The Correct Option is D

Step 1: Understand the Laplace Transform of \( \frac{f(t)}{t} \).
The Laplace transform of a function \( f(t) \) is defined as \( L\{f(t)\} = F(s) = \int_{0}^{\infty} e^{-st} f(t) dt \).
One important property of Laplace transforms is:
\( L\left\{\frac{f(t)}{t}\right\} = \int_{s}^{\infty} F(u) du \), where \( F(u) = L\{f(t)\} \).
Step 2: Find the Laplace transform of \( \sin 2t \).
Let \( f(t) = \sin 2t \).
The Laplace transform of \( \sin at \) is \( L\{\sin at\} = \frac{a}{s^2 + a^2} \).
For \( a=2 \), we have:
\( F(s) = L\{\sin 2t\} = \frac{2}{s^2 + 2^2} = \frac{2}{s^2 + 4} \). 
Step 3: Apply the property for \( \frac{f(t)}{t} \).
Now, we need to find \( L\left\{\frac{\sin 2t}{t}\right\} \):
\[ L\left\{\frac{\sin 2t}{t}\right\} = \int_{s}^{\infty} \frac{2}{u^2 + 4} du \] \[ = 2 \int_{s}^{\infty} \frac{1}{u^2 + 2^2} du \] We know that \( \int \frac{1}{x^2 + a^2} dx = \frac{1}{a} \tan^{-1}\left(\frac{x}{a}\right) \). \[ = 2 \left[ \frac{1}{2} \tan^{-1}\left(\frac{u}{2}\right) \right]_{s}^{\infty} \] \[ = \left[ \tan^{-1}\left(\frac{u}{2}\right) \right]_{s}^{\infty} \] \[ = \tan^{-1}(\infty) - \tan^{-1}\left(\frac{s}{2}\right) \] Since \( \tan^{-1}(\infty) = \frac{\pi}{2} \): \[ L\left\{\frac{\sin 2t}{t}\right\} = \frac{\pi}{2} - \tan^{-1}\left(\frac{s}{2}\right) \] 

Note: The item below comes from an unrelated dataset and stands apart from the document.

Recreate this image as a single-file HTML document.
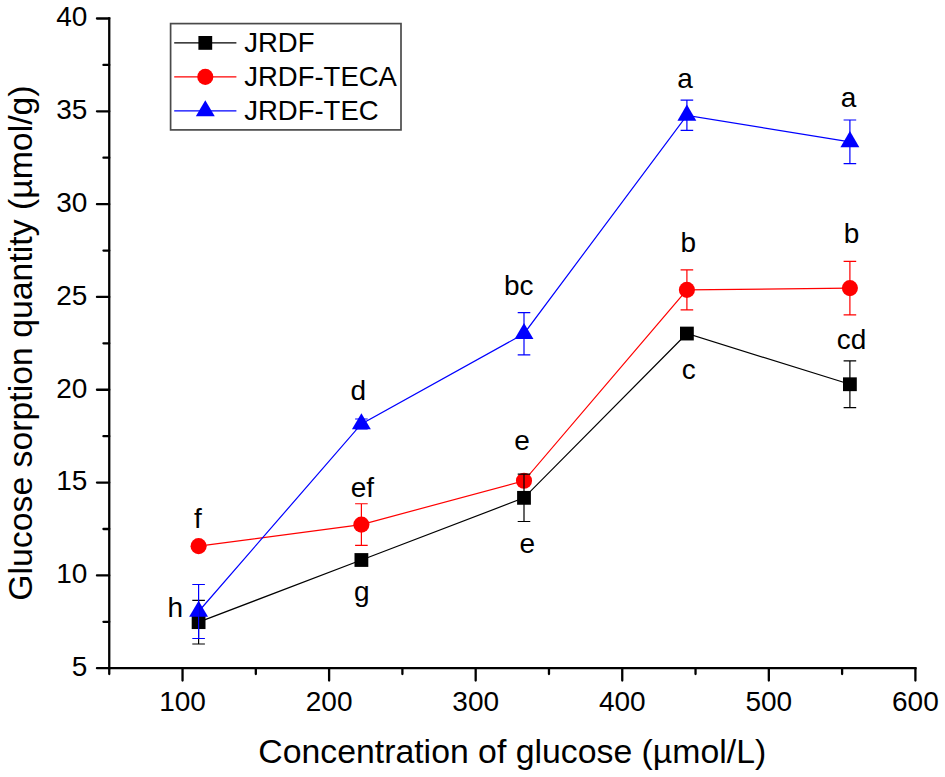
<!DOCTYPE html><html><head><meta charset="utf-8"><style>html,body{margin:0;padding:0;background:#fff;overflow:hidden;}svg{display:block;}text{font-family:"Liberation Sans", sans-serif;fill:#000;}</style></head><body>
<svg width="945" height="777" viewBox="0 0 945 777">
<rect width="945" height="777" fill="#fff"/>
<g stroke="#000" stroke-width="2.3" stroke-linecap="round" fill="none">
<line x1="109.25" y1="18.5" x2="109.25" y2="668.2" stroke-linecap="square"/>
<line x1="109.25" y1="668.2" x2="915.4" y2="668.2" stroke-linecap="square"/>
<line x1="96.95" y1="668.20" x2="109.25" y2="668.20"/>
<line x1="96.95" y1="575.39" x2="109.25" y2="575.39"/>
<line x1="96.95" y1="482.57" x2="109.25" y2="482.57"/>
<line x1="96.95" y1="389.76" x2="109.25" y2="389.76"/>
<line x1="96.95" y1="296.94" x2="109.25" y2="296.94"/>
<line x1="96.95" y1="204.13" x2="109.25" y2="204.13"/>
<line x1="96.95" y1="111.31" x2="109.25" y2="111.31"/>
<line x1="96.95" y1="18.50" x2="109.25" y2="18.50"/>
<line x1="103.45" y1="621.79" x2="109.25" y2="621.79"/>
<line x1="103.45" y1="528.98" x2="109.25" y2="528.98"/>
<line x1="103.45" y1="436.16" x2="109.25" y2="436.16"/>
<line x1="103.45" y1="343.35" x2="109.25" y2="343.35"/>
<line x1="103.45" y1="250.54" x2="109.25" y2="250.54"/>
<line x1="103.45" y1="157.72" x2="109.25" y2="157.72"/>
<line x1="103.45" y1="64.91" x2="109.25" y2="64.91"/>
<line x1="182.54" y1="668.2" x2="182.54" y2="680.5"/>
<line x1="329.11" y1="668.2" x2="329.11" y2="680.5"/>
<line x1="475.68" y1="668.2" x2="475.68" y2="680.5"/>
<line x1="622.25" y1="668.2" x2="622.25" y2="680.5"/>
<line x1="768.83" y1="668.2" x2="768.83" y2="680.5"/>
<line x1="915.40" y1="668.2" x2="915.40" y2="680.5"/>
<line x1="109.25" y1="668.2" x2="109.25" y2="674.0"/>
<line x1="255.82" y1="668.2" x2="255.82" y2="674.0"/>
<line x1="402.40" y1="668.2" x2="402.40" y2="674.0"/>
<line x1="548.97" y1="668.2" x2="548.97" y2="674.0"/>
<line x1="695.54" y1="668.2" x2="695.54" y2="674.0"/>
<line x1="842.11" y1="668.2" x2="842.11" y2="674.0"/>
</g>
<g font-size="28" text-anchor="end">
<text x="87.3" y="676.00">5</text>
<text x="87.3" y="583.19">10</text>
<text x="87.3" y="490.37">15</text>
<text x="87.3" y="397.56">20</text>
<text x="87.3" y="304.74">25</text>
<text x="87.3" y="211.93">30</text>
<text x="87.3" y="119.11">35</text>
<text x="87.3" y="26.30">40</text>
</g>
<g font-size="28" text-anchor="middle">
<text x="182.54" y="710.75">100</text>
<text x="329.11" y="710.75">200</text>
<text x="475.68" y="710.75">300</text>
<text x="622.25" y="710.75">400</text>
<text x="768.83" y="710.75">500</text>
<text x="915.40" y="710.75">600</text>
</g>
<text x="258.3" y="763" font-size="33.8">Concentration of glucose (µmol/L)</text>
<text transform="translate(32.2,600.8) rotate(-90)" x="0" y="0" font-size="33.8">Glucose sorption quantity (µmol/g)</text>
<polyline points="198.60,622.15 361.40,560.00 524.00,497.85 686.90,333.55 849.90,384.25" fill="none" stroke="#000" stroke-width="1.2"/>
<rect x="191.70" y="615.25" width="13.8" height="13.8" fill="#000"/>
<rect x="354.50" y="553.10" width="13.8" height="13.8" fill="#000"/>
<rect x="517.10" y="490.95" width="13.8" height="13.8" fill="#000"/>
<rect x="680.00" y="326.65" width="13.8" height="13.8" fill="#000"/>
<rect x="843.00" y="377.35" width="13.8" height="13.8" fill="#000"/>
<polyline points="198.60,546.15 361.40,524.60 524.00,480.80 686.90,289.90 849.90,288.10" fill="none" stroke="#f00" stroke-width="1.2"/>
<circle cx="198.60" cy="546.15" r="8.05" fill="#f00"/>
<circle cx="361.40" cy="524.60" r="8.05" fill="#f00"/>
<circle cx="524.00" cy="480.80" r="8.05" fill="#f00"/>
<circle cx="686.90" cy="289.90" r="8.05" fill="#f00"/>
<circle cx="849.90" cy="288.10" r="8.05" fill="#f00"/>
<polyline points="198.60,611.50 361.40,423.90 524.00,333.70 686.90,115.30 849.90,141.85" fill="none" stroke="#00f" stroke-width="1.2"/>
<polygon points="198.60,600.77 208.05,616.87 189.15,616.87" fill="#00f"/>
<polygon points="361.40,413.17 370.85,429.27 351.95,429.27" fill="#00f"/>
<polygon points="524.00,322.97 533.45,339.07 514.55,339.07" fill="#00f"/>
<polygon points="686.90,104.57 696.35,120.67 677.45,120.67" fill="#00f"/>
<polygon points="849.90,131.12 859.35,147.22 840.45,147.22" fill="#00f"/>
<path d="M198.60 600.30V644.00M192.30 600.30H204.90M192.30 644.00H204.90" stroke="#000" stroke-width="1.2" fill="none"/>
<path d="M524.00 474.20V521.50M517.70 474.20H530.30M517.70 521.50H530.30" stroke="#000" stroke-width="1.2" fill="none"/>
<path d="M849.90 360.80V407.70M843.60 360.80H856.20M843.60 407.70H856.20" stroke="#000" stroke-width="1.2" fill="none"/>
<path d="M361.40 503.75V545.45M355.10 503.75H367.70M355.10 545.45H367.70" stroke="#f00" stroke-width="1.2" fill="none"/>
<path d="M686.90 269.85V309.95M680.60 269.85H693.20M680.60 309.95H693.20" stroke="#f00" stroke-width="1.2" fill="none"/>
<path d="M849.90 261.30V314.90M843.60 261.30H856.20M843.60 314.90H856.20" stroke="#f00" stroke-width="1.2" fill="none"/>
<path d="M198.60 584.50V638.50M192.30 584.50H204.90M192.30 638.50H204.90" stroke="#00f" stroke-width="1.2" fill="none"/>
<path d="M361.40 419.00V428.80M355.10 419.00H367.70M355.10 428.80H367.70" stroke="#00f" stroke-width="1.2" fill="none"/>
<path d="M524.00 312.60V354.80M517.70 312.60H530.30M517.70 354.80H530.30" stroke="#00f" stroke-width="1.2" fill="none"/>
<path d="M686.90 100.20V130.40M680.60 100.20H693.20M680.60 130.40H693.20" stroke="#00f" stroke-width="1.2" fill="none"/>
<path d="M849.90 120.00V163.70M843.60 120.00H856.20M843.60 163.70H856.20" stroke="#00f" stroke-width="1.2" fill="none"/>
<g font-size="28">
<text x="677.15" y="87.97">a</text>
<text x="840.75" y="106.93">a</text>
<text x="680.55" y="251.97">b</text>
<text x="843.70" y="243.40">b</text>
<text x="503.93" y="295.05">bc</text>
<text x="836.80" y="348.90">cd</text>
<text x="681.80" y="378.75">c</text>
<text x="350.40" y="399.95">d</text>
<text x="514.15" y="450.40">e</text>
<text x="350.73" y="497.10">ef</text>
<text x="519.55" y="552.55">e</text>
<text x="194.00" y="527.85">f</text>
<text x="354.10" y="600.65">g</text>
<text x="167.60" y="617.45">h</text>
</g>
<rect x="170.6" y="23.6" width="230.4" height="106.3" fill="none" stroke="#4a4a4a" stroke-width="1.7"/>
<line x1="174.2" y1="42.9" x2="236.4" y2="42.9" stroke="#000" stroke-width="1.2"/>
<rect x="198.40" y="36.00" width="13.8" height="13.8" fill="#000"/>
<text x="244.2" y="51.60" font-size="27.5">JRDF</text>
<line x1="174.2" y1="76.9" x2="236.4" y2="76.9" stroke="#f00" stroke-width="1.2"/>
<circle cx="205.30" cy="76.90" r="8.05" fill="#f00"/>
<text x="244.2" y="85.60" font-size="27.5">JRDF-TECA</text>
<line x1="174.2" y1="110.9" x2="236.4" y2="110.9" stroke="#00f" stroke-width="1.2"/>
<polygon points="205.30,100.17 214.75,116.27 195.85,116.27" fill="#00f"/>
<text x="244.2" y="119.60" font-size="27.5">JRDF-TEC</text>
</svg></body></html>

Step 4: Evaluate the integral by setting \( s=0 \).
The integral \( \int_{0}^{\infty} \frac{\sin 2t}{t} dt \) is equivalent to \( L\left\{\frac{\sin 2t}{t}\right\} \) evaluated at \( s=0 \).
\[ \int_{0}^{\infty} \frac{\sin 2t}{t} dt = \left[ L\left\{\frac{\sin 2t}{t}\right\} \right]_{s=0} \] \[ = \frac{\pi}{2} - \tan^{-1}\left(\frac{0}{2}\right) \] \[ = \frac{\pi}{2} - \tan^{-1}(0) \] Since \( \tan^{-1}(0) = 0 \): \[ = \frac{\pi}{2} - 0 \] \[ = \frac{\pi}{2} \] The final answer is $\boxed{\text{4}}$.